Aunque las tandas con la zurda fueron cortas –entregadísmos, eso sí, toro y torero-- la faena fue insólitamente larga para los usos y costumbres de Madrid. Y cuando Antoñete se puso la muleta en la diestra, al cabo de varias series de naturales rematadas todas con rotundos, monumentales pases de pecho zurdos, fue para poner la plaza de cabeza por cómo deletreó y redondeó cada muletazo, integrados ahora sí en conjuntos de media docena de pases con un temple y un sabor únicos, en contraste la sencillez del trazo con la belleza y perfección de la obra, toda ella en los medios. Prosigue Chenel:

“Le daba distancia, me iba lejos, le bajaba la mano, lo entendí, nos entendimos. La gente quería más y yo no quería acabar. Nunca oí una plaza bramando de esa manera… Me eché la muleta a la derecha. Otras tres tandas, los remates de pecho, el trincherazo, el de la firma, el pase cambiado, hasta un molinete de rodillas. Y ese sonido de Madrid que tengo todavía aquí, metido en el cerebro…”

Se perfiló al fin… y todo estuvo a punto de irse por la borda: dos pinchazos –en el primero el estoque le hizo un corte profundo en la palma de la mano-- una estocada con travesía y como “Atrevido” no doblara, recurrió al descabelló y acertó al segundo golpe. 

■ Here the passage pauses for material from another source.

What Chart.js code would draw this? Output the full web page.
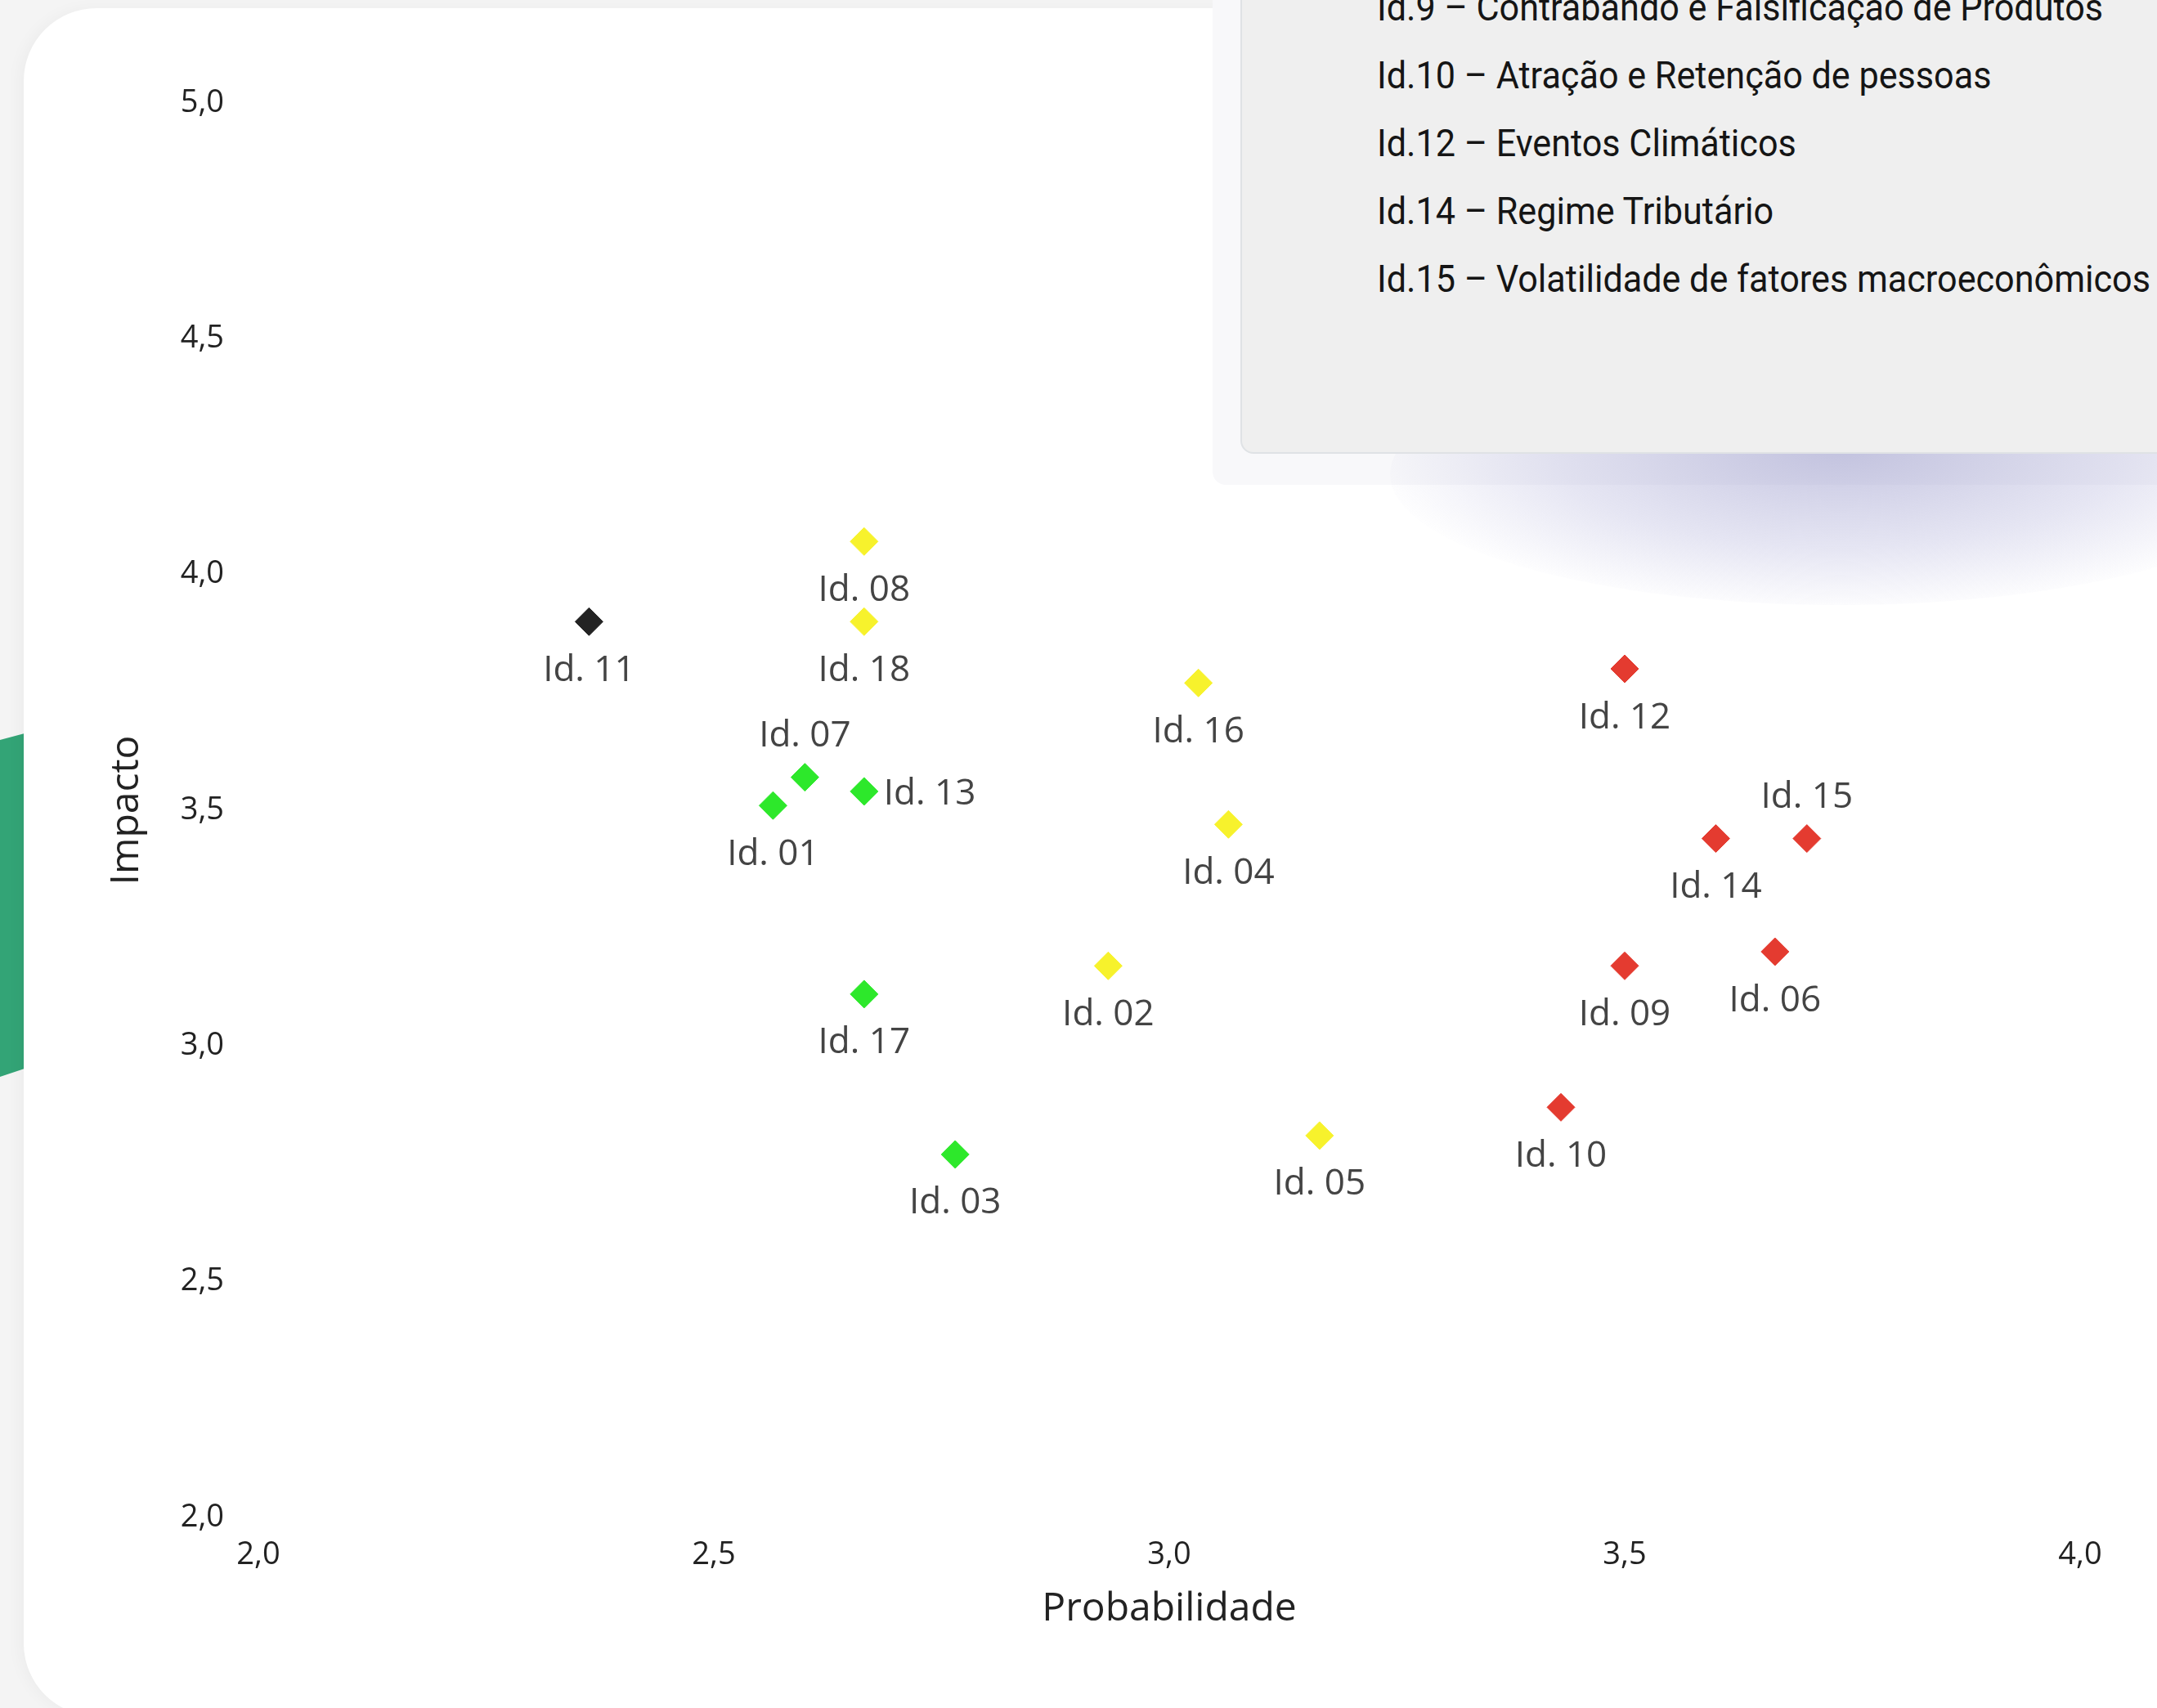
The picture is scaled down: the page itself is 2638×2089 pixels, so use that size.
<!DOCTYPE html>
<html lang="pt-BR">
<head>
<meta charset="utf-8">
<title>Matriz de riscos</title>
<script src="https://cdn.jsdelivr.net/npm/chart.js@4.4.1/dist/chart.umd.min.js"></script>
<style>
  html, body {
    margin: 0;
    padding: 0;
    width: 2638px;
    height: 2089px;
    overflow: hidden;
    background: #f4f4f4;
  }
  #faixa {
    position: absolute;
    left: 0;
    top: 897px;
    width: 30px;
    height: 420px;
    background: #33a476;
    clip-path: polygon(0 8px, 30px 0, 30px 410px, 0 420px);
  }
  #cartao {
    position: absolute;
    left: 29px;
    top: 10px;
    width: 2700px;
    height: 2089px;
    background: #ffffff;
    border-radius: 89px;
    box-shadow: -6px 0 18px rgba(0, 0, 0, 0.03);
  }
  #sombra {
    position: absolute;
    left: 1700px;
    top: 420px;
    width: 1100px;
    height: 320px;
    border-radius: 50%;
    background: radial-gradient(ellipse at 50% 40%, rgba(150, 150, 200, 0.55) 0%, rgba(170, 170, 215, 0.3) 45%, rgba(200, 200, 230, 0) 75%);
  }
  #fundoLegenda {
    position: absolute;
    left: 1483px;
    top: -20px;
    width: 1300px;
    height: 613px;
    background: #f8f8fa;
    border-bottom-left-radius: 16px;
  }
  #legenda {
    position: absolute;
    left: 1517px;
    top: -300px;
    width: 1300px;
    height: 855px;
    background: #efefef;
    border: 2px solid #dfe2e5;
    border-bottom-left-radius: 16px;
    box-sizing: border-box;
  }
  .linha {
    position: absolute;
    left: 165px;
    height: 83px;
    line-height: 83px;
    font-family: Roboto, sans-serif;
    font-size: 47px;
    color: #151515;
    white-space: nowrap;
    transform-origin: 0 50%;
  }
  #grafico {
    position: absolute;
    left: 0;
    top: 0;
  }
</style>
</head>
<body>
<div id="faixa"></div>
<div id="cartao"></div>
<canvas id="grafico" width="2638" height="2089"></canvas>
<div id="fundoLegenda"></div>
<div id="sombra"></div>
<div id="legenda"></div>

<script>
// riscos: identificador, probabilidade (x), impacto (y) e faixa de cor
const ids = [
    "Id. 01", "Id. 02", "Id. 03", "Id. 04", "Id. 05", "Id. 06",
    "Id. 07", "Id. 08", "Id. 09", "Id. 10", "Id. 11", "Id. 12",
    "Id. 13", "Id. 14", "Id. 15", "Id. 16", "Id. 17", "Id. 18"
];

const probabilidade = [
    2.565, 2.933, 2.765, 3.065, 3.165, 3.665,
    2.60, 2.665, 3.50, 3.43, 2.363, 3.50,
    2.665, 3.60, 3.70, 3.032, 2.665, 2.665
];

const impacto = [
    3.51, 3.17, 2.77, 3.47, 2.81, 3.20,
    3.57, 4.07, 3.17, 2.87, 3.90, 3.80,
    3.54, 3.44, 3.44, 3.77, 3.11, 3.90
];

const faixa = [
    "verde", "amarelo", "verde", "amarelo", "amarelo", "vermelho",
    "verde", "amarelo", "vermelho", "vermelho", "preto", "vermelho",
    "verde", "vermelho", "vermelho", "amarelo", "verde", "amarelo"
];

const ticksProbabilidade = [2.0, 2.5, 3.0, 3.5, 4.0];
const ticksImpacto = [2.0, 2.5, 3.0, 3.5, 4.0, 4.5, 5.0];

const itensLegenda = [
    "Id.9 – Contrabando e Falsificação de Produtos",
    "Id.10 – Atração e Retenção de pessoas",
    "Id.12 – Eventos Climáticos",
    "Id.14 – Regime Tributário",
    "Id.15 – Volatilidade de fatores macroeconômicos"
];

// estilo
const cores = {
    verde: "#2de82b",
    amarelo: "#f7f22c",
    vermelho: "#e43b30",
    preto: "#232323"
};

// onde fica o rótulo de cada ponto (padrão: abaixo)
const posicaoRotulo = {
    "Id. 07": "acima",
    "Id. 15": "acima",
    "Id. 13": "direita"
};

// legenda em html
let legenda =
    document.getElementById(
        "legenda"
    );

itensLegenda.forEach((texto, i) => {

    let div =
        document.createElement("div");

    div.className = "linha";
    div.textContent = texto;
    div.style.top = (300 - 2 + 8 - 41.5 + i * 83) + "px";

    legenda.appendChild(div);
});

// fonte condensada: aperta o texto para a largura do original
let linhas =
    legenda.querySelectorAll(".linha");

let maior =
    linhas[linhas.length - 1].getBoundingClientRect().width;

let escala = 946 / maior;

linhas.forEach(l => {
    l.style.transform = "scaleX(" + escala + ")";
});

function virgula(v)
{
    return v.toFixed(1).replace(".", ",");
}

const rotulos = {
    id: "rotulos",

    afterDatasetsDraw(chart)
    {
        let ctx = chart.ctx;
        let meta = chart.getDatasetMeta(0);

        ctx.save();
        ctx.font = '44px "Open Sans"';
        ctx.fillStyle = "#444444";

        meta.data.forEach((ponto, i) => {

            let pos = posicaoRotulo[ids[i]] || "abaixo";

            if (pos === "direita") {
                ctx.textAlign = "left";
                ctx.textBaseline = "middle";
                ctx.fillText(ids[i], ponto.x + 24, ponto.y + 4);
            } else if (pos === "acima") {
                ctx.textAlign = "center";
                ctx.textBaseline = "middle";
                ctx.fillText(ids[i], ponto.x, ponto.y - 50);
            } else {
                ctx.textAlign = "center";
                ctx.textBaseline = "middle";
                ctx.fillText(ids[i], ponto.x, ponto.y + 60);
            }
        });

        ctx.restore();
    }
};

let pontos = [];

ids.forEach((id, i) => {
    pontos.push({
        x: probabilidade[i],
        y: impacto[i]
    });
});

new Chart(
    document.getElementById(
        "grafico"
    ),
    {
        type: "scatter",

        data: {
            datasets: [{
                label: "Riscos",
                data: pontos,
                pointStyle: "rectRot",
                pointRadius: 17,
                pointBorderWidth: 1,
                pointBackgroundColor: faixa.map(f => cores[f]),
                pointBorderColor: faixa.map(f => cores[f])
            }]
        },

        plugins: [rotulos],

        options: {
            responsive: false,
            animation: false,
            devicePixelRatio: 1,

            layout: {
                padding: {
                    top: 126,
                    right: 94,
                    bottom: 40,
                    left: 0
                }
            },

            plugins: {
                legend: { display: false },
                tooltip: { enabled: false }
            },

            events: [],

            scales: {
                x: {
                    type: "linear",
                    min: 2,
                    max: 4,
                    afterFit(scale) {
                        scale.height = 193;
                    },
                    afterBuildTicks(scale) {
                        scale.ticks = ticksProbabilidade.map(v => ({ value: v }));
                    },
                    grid: { display: false, drawTicks: false },
                    border: { display: false },
                    ticks: {
                        padding: 23,
                        color: "#222222",
                        font: { family: "Open Sans", size: 38 },
                        callback: v => virgula(v)
                    },
                    title: {
                        display: true,
                        text: "Probabilidade",
                        color: "#222222",
                        font: { family: "Open Sans", size: 48 },
                        padding: { top: 0, bottom: 52 }
                    }
                },

                y: {
                    type: "linear",
                    min: 2,
                    max: 5,
                    afterFit(scale) {
                        scale.width = 316;
                    },
                    afterBuildTicks(scale) {
                        scale.ticks = ticksImpacto.map(v => ({ value: v }));
                    },
                    grid: { display: false, drawTicks: false },
                    border: { display: false },
                    ticks: {
                        padding: 42,
                        color: "#222222",
                        font: { family: "Open Sans", size: 38 },
                        callback: v => virgula(v)
                    },
                    title: {
                        display: true,
                        text: "Impacto",
                        color: "#222222",
                        font: { family: "Open Sans", size: 48 },
                        padding: { top: 127, bottom: 0 }
                    }
                }
            }
        }
    }
);
</script>
</body>
</html>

“Aun así me dieron una oreja y aquello era un manicomio. El presidente de la corrida me dijo al día siguiente que si hubiese matado al toro a la primera tenía muy claro que me hubiera dado el rabo. Es más, me dijo: “Tenía los tres pañuelos en la mano y los hubiera sacado los tres al mismo tiempo sin esperar ni un segundo.” (idíbid)

Cañabate se sincera 

El eco del suceso fue inmediato. En todo Madrid y en España entera dado que la corrida se televisó. Significativo fue que un crítico tan severo y contrario a los gustos modernos como Antonio Díaz-Cañabate dejara escrito, en forma de diálogo, lo siguiente:

 “Vamos a ver al toro ése que dicen que es blanco. ¡Qué cosas! ¡Un toro blanco! ¡Ahí está! No me gusta. Yo creí que era otra cosa, un toro bonito. Pero la gente es muy novelera.  Oye el run run de la plaza. La primera vara la ha tomado corriente. Verónicas de Antoñete. No están mal, cortitas pero finas, suaves. Tampoco en la segunda vara se ha empleado el toro. ¿Con la muleta se pondrá el blanco negro? No la toma mal, le falta salero, embiste bien pero sosote. Oye, pero, ¿estás viendo? Este Antoñete está superior, está por encima del toro. ¡Chico, qué manera de torear! ¿No se te cae la baba de admiración? A mí, sí… Esto es diferente. Esto no es lo que vemos todos los días. Esto no es el toreo de ayer ni de hoy, sino el de siempre. Esto es torear sencillamente, pero con la sencillez de la elegancia, de lo fino, de lo sutil. Ahora la estocada, Antoñete, y ya la has armado… ¡Malo, malo, te perfilas fuera del pitón! Pinchaste. Aún estás a tiempo. Entra a matar y San Isidro es tuyo. Calma. Coraje. Decisión. ¡Ahora! El toro te anda. ¡Pásate sin herir! ¡Mal, muy mal ese clavar la espada de cualquier modo! Para una gran faena es indispensable una gran estocada ¿Qué te han dado la oreja? ¿Y qué es una oreja, con la que podías haber armado si matas bien!” (ABC, 17 de mayo de 1966)

Aun así. A la larga, esa pobre exhibición con los aceros no le ha hecho mella a la legendaria faena de “Atrevido”. Aun iba a figurar Antoñete en los postineros carteles de la Beneficencia y la Prensa madrileñas, y a salir en las dos ocasiones por la puerta grande. Luego, a raíz de una fractura de cúbito toreando en Frejus, plaza francesa, todo se vino abajo. Hasta su recordada resurrección, una más, de principios de los años 80, destinada asimismo a dejar honda huella.

Erigido plenamente en torero de culto, Antonio Chenel ha quedado como ejemplo de artista frágil y poderoso a la vez. Un favorito del infortunio tocado por los dioses del toreo. Un predestinado a la gloria que transitó largamente la oscuridad.

En cuanto a la corrida del 15 de mayo de 1966, segunda de un San Isidro que se prolongaría hasta el último día del mes del santo labrador y cuenta con la mayor marca de orejas otorgadas (36) a un sinfín de triunfadores –tan conspicuos algunos como Antonio Bienvenida, Curro Romero, Paco Camino, Diego Puerta, El Viti, El Cordobés…--, las crónicas apenas registran una vuelta al ruedo de Fermín Murillo a la muerte del quinto y sendos espesos silencios para subrayar las actuaciones de Victoriano Valencia y el rejoneador Bohórquez. Fue, no obstante, una corrida histórica.